総務省のサイトにある「関係人口創出事業」の紹介は、上記の記述となっています。

机上から発するお役所の目論みは、そう思うようにはいかないことの方が多いのだが、この「関係人口」という考え方はおもしろいと思う。

生活が一変する「移住」には、相当の覚悟と決断が必要だろうから、その入り口に多様性を持たせることと、敷居を下げることは有効だと思う。

「このまちに骨を埋める覚悟はあるのか」というような受け入れ地域側の強い身構えは、地域で暮らしてみたい、地域で自分を活かしてみたいと考えている人たちにとってはとても高いハードルに違いない。


明治大学農学部教授の小田切徳美氏は「関係人口」について、「農村に対し多様な関心を持ち多様に関わる人の総称」と定義し、
(1)地域の特産品の購入
(2)地域への寄付
(3)頻繁な訪問
(4)地域でのボランティア活動
(5)準定住(二地域居住など)
(6)移住・定住
と、「段階的に関わる」ことで説明した。
一言でいうと、地域のファン、地域の課題解決にも関わってもらえる地域外の人々とのネットワークを拡げる取り組みといえる。

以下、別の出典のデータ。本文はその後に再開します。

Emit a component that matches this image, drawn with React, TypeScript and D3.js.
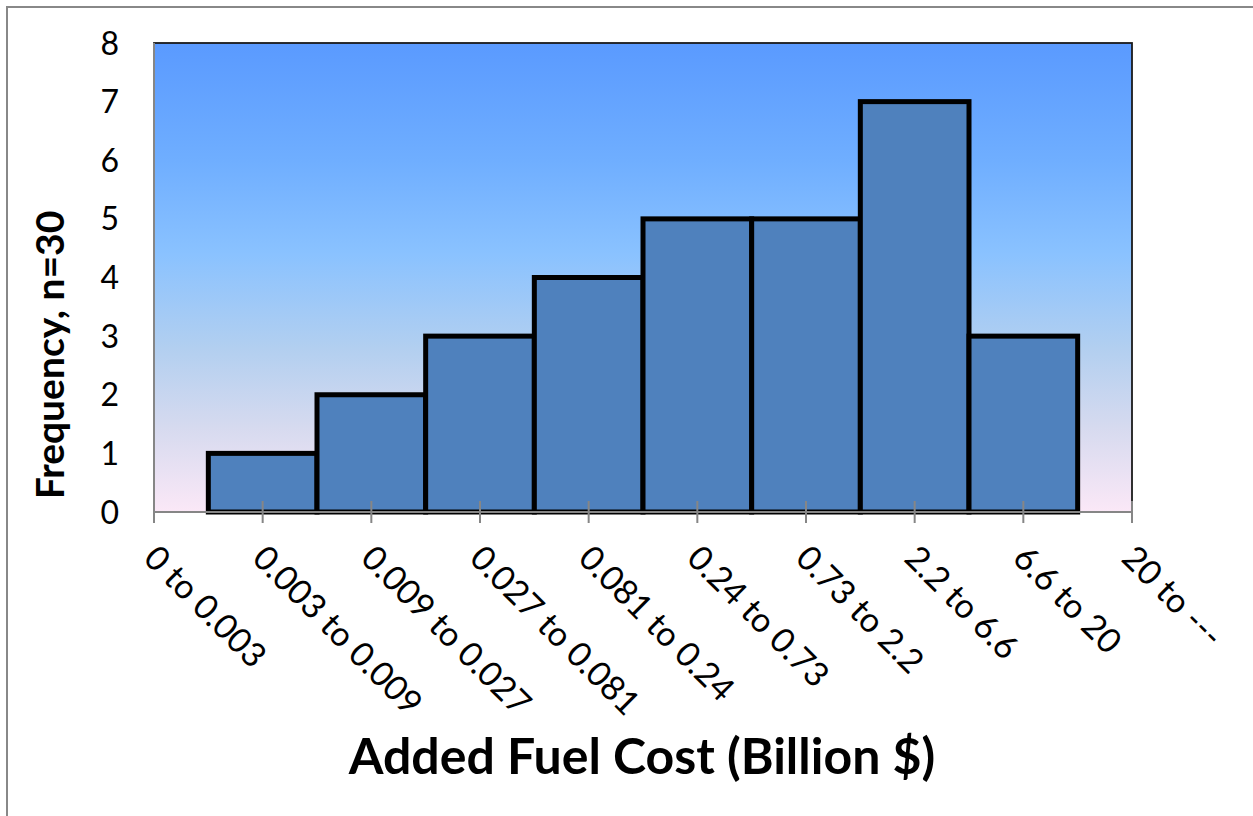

伊藤洋志氏&pha氏著、「フルサトをつくる 帰れば喰うに困らない場所を持つ暮らし」は、“地方創生“のタイミングと重なり話題になった。

京大出の二人が熊野にシェアハウスをつくり、二地域居住をした体験から、“拠点がいくつかあった方が思考は柔軟になる”、“都会か田舎かという二者択一を超える住まい方を考えたい”といったように、まさに「関係人口」が語る定住ではない地域との継続的な関係の在り方などについて書かれ、都市生活者の「関係人口」の考え方、逆に「関係人口」を模索する地域の在り方などへ柔軟な考え方が示された。

小さな田舎でも、いろんな人がいろんな所でいろんな活動をしている。
それらがバラバラになるのではなく、情報とやる気を共有しながらの切磋琢磨が欲しい。
地域内外の多様なキャラクター、人財を結び付けて地域ごとに模索していくこと、それにより様々な取り組みが生まれる場を育てていくことが重要だと感じます。


「#露熊プロジェクト」も、いろんな人生経験やスキルを持った人たちの集まりとなっている。
あと、どれだけ多くの住民の方がプロジェクトに参画してくれるか?
それがプロジェクト成否の重要な指標になると考えている。